"Kulihat tubuhmu kian hari makin kurus, ada apa?" pertanyaan yang berulang setiap pagi terdengar. Dengan jawaban seulas senyum, entah, nanti akan ditafsirkan sebagai apa. Andai saja waktu bisa berputar menuju kisah dulu, mungkin sudah kuputuskan jarum pendek dan panjangnya agar berhenti. Seperti biasa, setelah menanyakan pertanyaan itu, Ibu memasak makanan favorit, yaitu sayur sop, tempe goreng, dan sambal. Beliau mengatakan ingin aku kembali gembul seperti dulu. Ada-ada saja.
Semenjak pandemi datang, terdapat rutinitas yang selalu kulakukan, menunggu kiriman surat kabar setiap pagi. Barangkali ada sebuah rubrik tentang alasan kepergianmu. Halaman demi halaman kubuka, namun nihil. Kau benar-benar tak mau menunjukkan alasan barang sedikitpun. Dimana rimbamu? Apakah ada hal yang sedang kau benci dari diri ini? Atau barangkali memang sebuah kesengajaan untuk mempermainkan sebuah petak bernama rasa?

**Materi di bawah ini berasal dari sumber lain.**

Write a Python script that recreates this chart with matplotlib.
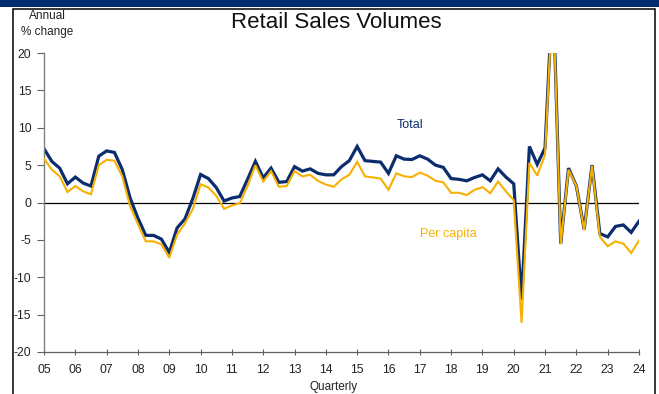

Untukmu yang berada di antah-berantah. Semoga kau membaca resahku ini. Dik, kemarilah, mampir sejenak. Bawa jawaban dari segala tanyaku. Beri alasan, mengapa pergi begitu saja. Mengapa datang hanya sekejap, sayang memberi kenangan yang mampu menciptakan derita bahkan hampir sekarat. Aku mengerti, aku bukanlah sosok yang kau inginkan. Kita adalah dua orang yang berbeda kasta. Sungguh jauh berbeda dengan sosok impianmu dulu. Lantas, kau tahu kan bagaimana cara berpamitan dengan baik?